## What you will do
Omit every picture and write out the rest of the records exactly.

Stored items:
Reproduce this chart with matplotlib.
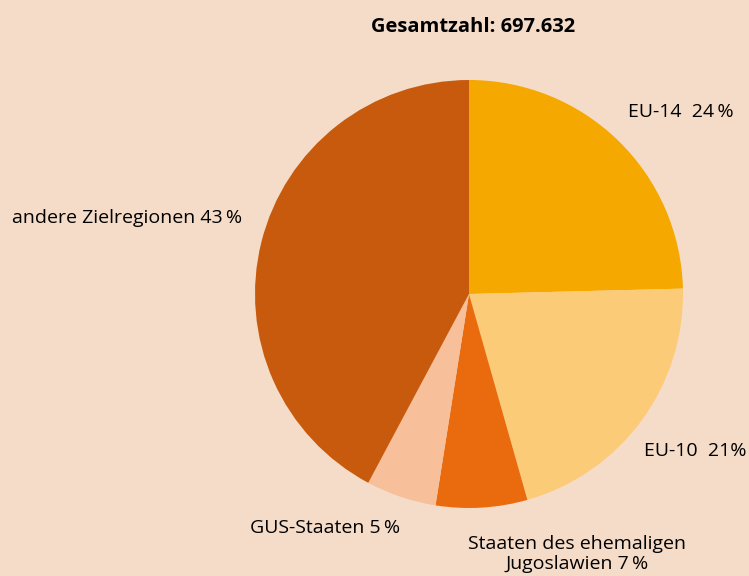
import matplotlib
matplotlib.use("Agg")
import matplotlib.pyplot as plt

plt.rcParams['font.family'] = ['Open Sans', 'DejaVu Sans']

# data (slice sizes, labels as printed)
regions = ["EU-14", "EU-10", "Staaten des ehemaligen Jugoslawien", "GUS-Staaten", "andere Zielregionen"]
shares = [24.6, 21.0, 6.9, 5.3, 42.2]
pct_labels = [24, 21, 7, 5, 43]
colors = ["#F5A800", "#FCCB78", "#EA6A0E", "#F7BF9A", "#C85A0E"]
total = "697.632"

bg = "#F5DCC8"
W, H = 749, 576
fig = plt.figure(figsize=(W / 100, H / 100), dpi=100, facecolor=bg)

# pie centre (469, 294) px, radius 214 px
cx, cy, r = 469, 294, 214
ax = fig.add_axes([(cx - r) / W, (H - cy - r) / H, 2 * r / W, 2 * r / H])
ax.set_facecolor(bg)
ax.pie(shares, colors=colors, startangle=90, counterclock=False,
       radius=1, wedgeprops=dict(linewidth=0))
ax.set_xlim(-1, 1)
ax.set_ylim(-1, 1)
ax.axis("off")

def px(x, y):
    return x / W, 1 - y / H

fs = 14
th = "\u2009"
fig.text(*px(473, 27), f"Gesamtzahl: {total}", ha="center", va="center",
         fontsize=14.5, fontweight="bold")
fig.text(*px(628, 112), f"{regions[0]}  {pct_labels[0]}{th}%", ha="left", va="center", fontsize=fs)
fig.text(*px(746, 451), f"{regions[1]}  {pct_labels[1]}%", ha="right", va="center", fontsize=fs)
fig.text(*px(577, 554), f"Staaten des ehemaligen\nJugoslawien {pct_labels[2]}{th}%",
         ha="center", va="center", fontsize=fs, linespacing=1.15)
fig.text(*px(250, 528), f"{regions[3]} {pct_labels[3]}{th}%", ha="left", va="center", fontsize=fs)
fig.text(*px(12, 218), f"{regions[4]} {pct_labels[4]}{th}%", ha="left", va="center", fontsize=fs)

fig.savefig("out.png", dpi=100, facecolor=bg)
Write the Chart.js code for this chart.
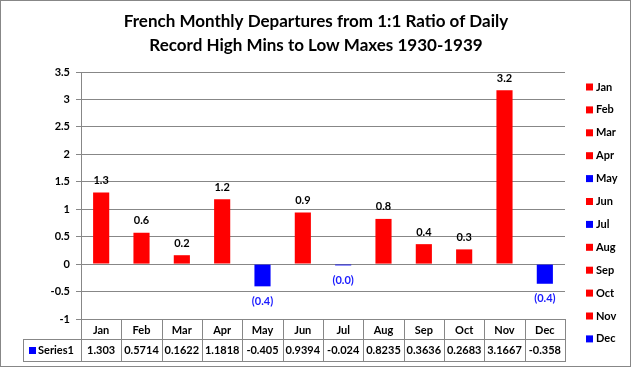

## Answer to this problem
Reproduce this chart with matplotlib.
import matplotlib
matplotlib.use("Agg")
import matplotlib.pyplot as plt

plt.rcParams['font.family'] = ['Open Sans', 'DejaVu Sans']

# data (slice sizes, labels as printed)
regions = ["EU-14", "EU-10", "Staaten des ehemaligen Jugoslawien", "GUS-Staaten", "andere Zielregionen"]
shares = [24.6, 21.0, 6.9, 5.3, 42.2]
pct_labels = [24, 21, 7, 5, 43]
colors = ["#F5A800", "#FCCB78", "#EA6A0E", "#F7BF9A", "#C85A0E"]
total = "697.632"

bg = "#F5DCC8"
W, H = 749, 576
fig = plt.figure(figsize=(W / 100, H / 100), dpi=100, facecolor=bg)

# pie centre (469, 294) px, radius 214 px
cx, cy, r = 469, 294, 214
ax = fig.add_axes([(cx - r) / W, (H - cy - r) / H, 2 * r / W, 2 * r / H])
ax.set_facecolor(bg)
ax.pie(shares, colors=colors, startangle=90, counterclock=False,
       radius=1, wedgeprops=dict(linewidth=0))
ax.set_xlim(-1, 1)
ax.set_ylim(-1, 1)
ax.axis("off")

def px(x, y):
    return x / W, 1 - y / H

fs = 14
th = "\u2009"
fig.text(*px(473, 27), f"Gesamtzahl: {total}", ha="center", va="center",
         fontsize=14.5, fontweight="bold")
fig.text(*px(628, 112), f"{regions[0]}  {pct_labels[0]}{th}%", ha="left", va="center", fontsize=fs)
fig.text(*px(746, 451), f"{regions[1]}  {pct_labels[1]}%", ha="right", va="center", fontsize=fs)
fig.text(*px(577, 554), f"Staaten des ehemaligen\nJugoslawien {pct_labels[2]}{th}%",
         ha="center", va="center", fontsize=fs, linespacing=1.15)
fig.text(*px(250, 528), f"{regions[3]} {pct_labels[3]}{th}%", ha="left", va="center", fontsize=fs)
fig.text(*px(12, 218), f"{regions[4]} {pct_labels[4]}{th}%", ha="left", va="center", fontsize=fs)

fig.savefig("out.png", dpi=100, facecolor=bg)
Write the Chart.js code for this chart.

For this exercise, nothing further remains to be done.